O fato de o governo ainda não ter se posicionado em relação à reforma tributária e criar uma verdadeira novela para o envio da reforma administrativa —justamente em um ano eleitoral, que prevê uma menor produtividade do Congresso— amplia o pessimismo em relação ao crescimento da economia brasileira neste ano.

Tensão política e Guedes em xeque

Guedes teve que fazer um esforço retórico após a aprovação da reforma da Previdência e, agora, a atual tensão institucional, acirrada pelo apoio do presidente Jair Bolsonaro a manifestações contra o Congresso, gera inclusive o debate sobre a permanência ou não do "posto Ipiranga" do governo. É o que aponta o cientista político da Tendências Consultoria Integrada Rafael Cortez.

"A tensão institucional joga incertezas, mesmo que a política econômica esteja na direção certa", disse Cortez. "Uma eventual saída do ministro Guedes teria um preço muito alto, já que o monopólio da origem da credibilidade da economia está na mão da equipe de Guedes. E já há uma percepção de fragilidades quando se discute uma possibilidade de saída do cargo."

Desaceleração global e crise na Argentina

O professor da Faculdade de Economia e Administração da Universidade de São Paulo (FEA-USP) Simão Davi Silber minimiza o atraso das reformas que ainda não foram enviadas para o Congresso e afirma que o setor externo é a parte mais complicada para garantir um crescimento em 2020.
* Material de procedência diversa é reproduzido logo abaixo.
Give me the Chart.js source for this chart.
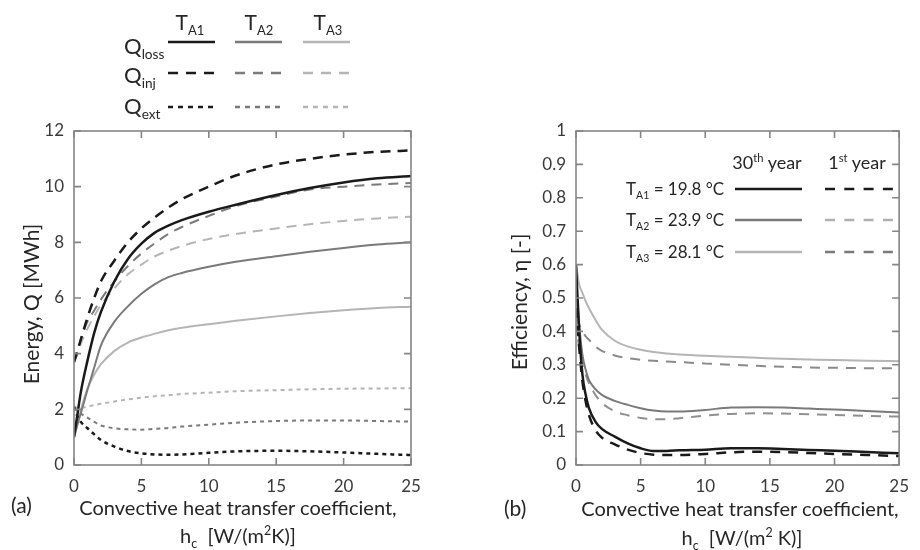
<!DOCTYPE html>
<html>
<head>
<meta charset="utf-8">
<script src="https://cdn.jsdelivr.net/npm/chart.js@4.4.1/dist/chart.umd.min.js"></script>
<style>
html, body { margin: 0; padding: 0; background: #fff; overflow: hidden; }
#wrap { position: relative; width: 920px; height: 550px; font-family: Lato, sans-serif; color: #262626; }
.box { position: absolute; top: 0; }
.t { position: absolute; white-space: nowrap; line-height: 1; }
.cc { transform: translate(-50%, -50%); }
.lc { transform: translateY(-50%); }
.rot { transform: translate(-50%, -50%) rotate(-90deg); }
sub, sup { font-size: 62%; line-height: 0; }
</style>
</head>
<body>
<div id="wrap">
  <div class="box" style="left:0"><canvas id="ca" width="460" height="550"></canvas></div>
  <div class="box" style="left:460px"><canvas id="cb" width="460" height="550"></canvas></div>

  <svg width="920" height="550" style="position:absolute;left:0;top:0">
    <g stroke-width="2.5" fill="none">
      <line x1="168" y1="42" x2="215" y2="42" stroke="#1a1a1a"/>
      <line x1="235" y1="42" x2="282" y2="42" stroke="#7a7a7a"/>
      <line x1="303" y1="42" x2="350" y2="42" stroke="#b5b5b5"/>
      <line x1="168" y1="73" x2="215" y2="73" stroke="#1a1a1a" stroke-dasharray="10 8"/>
      <line x1="235" y1="73" x2="282" y2="73" stroke="#7a7a7a" stroke-dasharray="10 8"/>
      <line x1="303" y1="73" x2="350" y2="73" stroke="#b5b5b5" stroke-dasharray="10 8"/>
      <line x1="168" y1="107" x2="215" y2="107" stroke="#1a1a1a" stroke-dasharray="5 5"/>
      <line x1="235" y1="107" x2="282" y2="107" stroke="#7a7a7a" stroke-dasharray="5 5"/>
      <line x1="303" y1="107" x2="350" y2="107" stroke="#b5b5b5" stroke-dasharray="5 5"/>

      <line x1="735" y1="189" x2="802" y2="189" stroke="#1a1a1a"/>
      <line x1="735" y1="220" x2="802" y2="220" stroke="#7a7a7a"/>
      <line x1="735" y1="252" x2="802" y2="252" stroke="#b5b5b5"/>
      <line x1="825" y1="189" x2="893" y2="189" stroke="#1a1a1a" stroke-dasharray="10 9.3"/>
      <line x1="825" y1="220" x2="893" y2="220" stroke="#b0b0b0" stroke-dasharray="10 9.3"/>
      <line x1="825" y1="252" x2="893" y2="252" stroke="#7a7a7a" stroke-dasharray="10 9.3"/>
    </g>
  </svg>

  <!-- legend (a) -->
  <div class="t cc" style="left:190px;top:21px;font-size:21px">T<sub>A1</sub></div>
  <div class="t cc" style="left:259px;top:21px;font-size:21px">T<sub>A2</sub></div>
  <div class="t cc" style="left:328px;top:21px;font-size:21px">T<sub>A3</sub></div>
  <div class="t lc" style="left:124px;top:46px;font-size:22px">Q<sub>loss</sub></div>
  <div class="t lc" style="left:124px;top:75px;font-size:22px">Q<sub>inj</sub></div>
  <div class="t lc" style="left:124px;top:106px;font-size:22px">Q<sub>ext</sub></div>

  <!-- legend (b) -->
  <div class="t cc" style="left:767px;top:162px;font-size:18px">30<sup>th</sup> year</div>
  <div class="t cc" style="left:857px;top:162px;font-size:18px">1<sup>st</sup> year</div>
  <div class="t lc" style="left:626px;top:188px;font-size:17px">T<sub>A1</sub> = 19.8 °C</div>
  <div class="t lc" style="left:626px;top:219px;font-size:17px">T<sub>A2</sub> = 23.9 °C</div>
  <div class="t lc" style="left:626px;top:251px;font-size:17px">T<sub>A3</sub> = 28.1 °C</div>

  <!-- axis titles -->
  <div class="t rot" style="left:30px;top:304px;font-size:21px">Energy, Q [MWh]</div>
  <div class="t rot" style="left:518px;top:302px;font-size:21px">Efficiency, η [-]</div>
  <div class="t cc" style="left:238px;top:507px;font-size:20px">Convective heat transfer coefficient,</div>
  <div class="t cc" style="left:238px;top:535px;font-size:20px">h<sub>c</sub>&nbsp; [W/(m<sup>2</sup>K)]</div>
  <div class="t cc" style="left:740px;top:508px;font-size:20px">Convective heat transfer coefficient,</div>
  <div class="t cc" style="left:742px;top:537px;font-size:20px">h<sub>c</sub>&nbsp; [W/(m<sup>2</sup> K)]</div>
  <div class="t lc" style="left:11px;top:504px;font-size:21px">(a)</div>
  <div class="t lc" style="left:504px;top:507px;font-size:21px">(b)</div>
</div>

<script>
// panel (a): energy vs convective heat transfer coefficient
const hA = [0, 0.25, 0.5, 1, 1.5, 2, 3, 4, 5, 6, 7, 8, 10, 12, 15, 17.5, 20, 22.5, 25];
const lossA1 = [1.0, 1.8, 2.6, 3.75, 4.75, 5.5, 6.6, 7.4, 7.95, 8.35, 8.6, 8.8, 9.1, 9.35, 9.7, 9.95, 10.15, 10.3, 10.38];
const lossA2 = [1.0, 1.45, 1.85, 2.7, 3.5, 4.3, 5.15, 5.7, 6.15, 6.5, 6.75, 6.9, 7.12, 7.3, 7.5, 7.66, 7.8, 7.92, 8.0];
const lossA3 = [1.0, 1.45, 1.95, 2.75, 3.25, 3.62, 4.1, 4.4, 4.58, 4.72, 4.84, 4.93, 5.06, 5.18, 5.34, 5.46, 5.56, 5.64, 5.69];
const injA1 = [3.7, 4.1, 4.5, 5.3, 6.0, 6.6, 7.35, 8.0, 8.5, 8.9, 9.25, 9.55, 10.0, 10.4, 10.8, 11.0, 11.15, 11.25, 11.3];
const injA2 = [3.7, 4.0, 4.5, 5.15, 5.55, 5.95, 6.6, 7.15, 7.6, 7.97, 8.3, 8.55, 8.95, 9.3, 9.65, 9.9, 10.0, 10.08, 10.13];
const injA3 = [3.7, 4.0, 4.35, 4.9, 5.35, 5.75, 6.35, 6.85, 7.2, 7.5, 7.7, 7.87, 8.12, 8.3, 8.5, 8.65, 8.77, 8.86, 8.92];
const extA1 = [2.1, 1.75, 1.55, 1.32, 1.1, 0.9, 0.66, 0.5, 0.42, 0.38, 0.37, 0.38, 0.44, 0.49, 0.51, 0.49, 0.45, 0.4, 0.36];
const extA2 = [2.05, 1.95, 1.85, 1.7, 1.55, 1.42, 1.32, 1.28, 1.27, 1.3, 1.33, 1.38, 1.45, 1.52, 1.58, 1.6, 1.6, 1.58, 1.56];
const extA3 = [2.1, 2.05, 2.05, 2.1, 2.15, 2.2, 2.28, 2.36, 2.42, 2.47, 2.51, 2.55, 2.6, 2.65, 2.69, 2.72, 2.74, 2.75, 2.76];

// panel (b): efficiency, 30th year (solid) and 1st year (dashed)
const hB = [0, 0.25, 0.5, 0.75, 1, 1.5, 2, 3, 4, 5, 6, 7, 8, 10, 12, 14, 16, 18, 20, 22.5, 25];
const eff30A1 = [0.6, 0.4, 0.27, 0.21, 0.17, 0.13, 0.108, 0.085, 0.065, 0.05, 0.042, 0.042, 0.044, 0.046, 0.05, 0.05, 0.048, 0.045, 0.043, 0.039, 0.035];
const eff30A2 = [0.55, 0.42, 0.33, 0.285, 0.255, 0.227, 0.21, 0.192, 0.18, 0.17, 0.163, 0.16, 0.16, 0.165, 0.172, 0.173, 0.172, 0.169, 0.166, 0.162, 0.157];
const eff30A3 = [0.6, 0.54, 0.515, 0.49, 0.47, 0.435, 0.405, 0.372, 0.355, 0.345, 0.338, 0.334, 0.331, 0.327, 0.324, 0.321, 0.318, 0.316, 0.314, 0.312, 0.311];
const eff1A1 = [0.47, 0.35, 0.25, 0.19, 0.15, 0.105, 0.082, 0.062, 0.046, 0.036, 0.031, 0.03, 0.03, 0.033, 0.038, 0.04, 0.039, 0.036, 0.033, 0.03, 0.027];
const eff1A2 = [0.43, 0.35, 0.3, 0.27, 0.245, 0.21, 0.186, 0.161, 0.149, 0.141, 0.137, 0.137, 0.14, 0.148, 0.153, 0.155, 0.154, 0.152, 0.15, 0.147, 0.145];
const eff1A3 = [0.44, 0.42, 0.4, 0.385, 0.375, 0.355, 0.342, 0.328, 0.32, 0.315, 0.312, 0.31, 0.308, 0.304, 0.3, 0.297, 0.294, 0.292, 0.291, 0.29, 0.29];

const xTicks = ['0', '5', '10', '15', '20', '25'];
const yTicksA = ['0', '2', '4', '6', '8', '10', '12'];
const yTicksB = ['0', '0.1', '0.2', '0.3', '0.4', '0.5', '0.6', '0.7', '0.8', '0.9', '1'];

const BLACK = '#1a1a1a', MID = '#7a7a7a', LIGHT = '#b5b5b5';
const DASH = [10, 7], DOT = [4, 4];

function pts(xs, ys) {
    return xs.map((x, i) => ({ x: x, y: ys[i] }));
}

function line(xs, ys, color, dash, width) {
    return {
        data: pts(xs, ys),
        borderColor: color,
        borderWidth: width || 2,
        borderDash: dash || [],
        pointRadius: 0,
        fill: false,
        tension: 0.4,
        cubicInterpolationMode: 'monotone',
    };
}

// box round the plot with inward ticks on all four sides
const frame = {
    id: 'frame',
    afterDatasetsDraw(chart) {
        const { ctx, chartArea: a, scales } = chart;
        ctx.save();
        ctx.strokeStyle = '#858585';
        ctx.lineWidth = 1.6;
        ctx.strokeRect(a.left, a.top, a.right - a.left, a.bottom - a.top);
        ctx.beginPath();
        scales.x.ticks.forEach(t => {
            const p = scales.x.getPixelForValue(t.value);
            ctx.moveTo(p, a.bottom); ctx.lineTo(p, a.bottom - 7);
            ctx.moveTo(p, a.top); ctx.lineTo(p, a.top + 7);
        });
        scales.y.ticks.forEach(t => {
            const p = scales.y.getPixelForValue(t.value);
            ctx.moveTo(a.left, p); ctx.lineTo(a.left + 7, p);
            ctx.moveTo(a.right, p); ctx.lineTo(a.right - 7, p);
        });
        ctx.stroke();
        ctx.restore();
    },
};

function makeOptions(ymax, ystep, yLabels, yWidth, padding) {
    const tickFont = { family: 'Lato', size: 17 };
    return {
        responsive: false,
        animation: false,
        layout: { padding: padding },
        plugins: { legend: { display: false }, tooltip: { enabled: false } },
        scales: {
            x: {
                type: 'linear', min: 0, max: 25,
                ticks: { stepSize: 5, padding: 11, color: '#3a3a3a', font: tickFont, callback: (v, i) => xTicks[i] },
                grid: { display: false, drawTicks: false },
                border: { display: false },
                afterFit(s) { s.height = 40; },
            },
            y: {
                type: 'linear', min: 0, max: ymax,
                ticks: { stepSize: ystep, padding: 10, color: '#3a3a3a', font: tickFont, callback: (v, i) => yLabels[i] },
                grid: { display: false, drawTicks: false },
                border: { display: false },
                afterFit(s) { s.width = yWidth; },
            },
        },
    };
}

new Chart(document.getElementById('ca').getContext('2d'), {
    type: 'line',
    data: {
        datasets: [
            line(hA, lossA1, BLACK, null, 2.5),
            line(hA, injA1, BLACK, DASH, 2.5),
            line(hA, extA1, BLACK, DOT, 2.5),
            line(hA, lossA2, MID),
            line(hA, injA2, MID, DASH),
            line(hA, extA2, MID, DOT),
            line(hA, lossA3, LIGHT),
            line(hA, injA3, LIGHT, DASH),
            line(hA, extA3, LIGHT, DOT),
        ],
    },
    options: makeOptions(12, 2, yTicksA, 74, { top: 131, right: 49, bottom: 45, left: 0 }),
    plugins: [frame],
});

new Chart(document.getElementById('cb').getContext('2d'), {
    type: 'line',
    data: {
        datasets: [
            line(hB, eff30A1, BLACK, null, 2.5),
            line(hB, eff1A1, BLACK, [10, 8], 2.5),
            line(hB, eff30A2, MID),
            line(hB, eff1A2, '#909090', [10, 8]),
            line(hB, eff30A3, LIGHT),
            line(hB, eff1A3, '#8a8a8a', [10, 8]),
        ],
    },
    options: makeOptions(1, 0.1, yTicksB, 116, { top: 131, right: 8, bottom: 45, left: 0 }),
    plugins: [frame],
});
</script>
</body>
</html>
"Com a economia mundial crescendo abaixo de 2,5%, o comércio internacional sente muito e, de uma maneira geral, vai ser mais difícil exportar em 2020, pela desaceleração generalizada do crescimento", afirmou. "Em particular a Argentina vai ter mais um ano de recessão, e uma parcela importante de manufaturados exportados pelo Brasil tem como mercado os nossos vizinhos."

Coronavírus

Cortez concorda que, para este ano, efeitos internacionais serão bastante relevantes e destaca a extensão que o coronavírus pode ter.

"Dependendo de como o vírus se espalhar e continuar preocupando o mundo, pode reforçar ainda mais a decepção econômica em pelo menos duas variáveis: a redução do preço das commodities [matérias-primas, que o Brasil exporta muito] e integração das cadeias produtivas, já que boa parte da indústria depende da importação de bens intermediários chineses", disse.

Eleições nos EUA

Outro fator que deve impactar a economia brasileira neste ano é a eleição norte-americana. "Há uma percepção de risco elevado sobretudo se um candidato democrata de esquerda ganhar para disputar com Donald Trump. Acaba que pode influenciar um ciclo econômico menos ambicioso", destaca o cientista político.

Falta de investimento público

O professor da FEA-USP acredita ainda que as frustrações econômicas em 2020 também devem vir de um aspecto fiscal, já que os tempos do estado como condutor do crescimento acabaram. Ele pondera, porém, que haveria um caminho que poderia estimular o crescimento.

"Se o governo conseguir acelerar os programas de concessão e resolver entraves do setor de saneamento há chances de algum impacto positivo. Mas a restrição para isso é beligerância política", apontou Silber.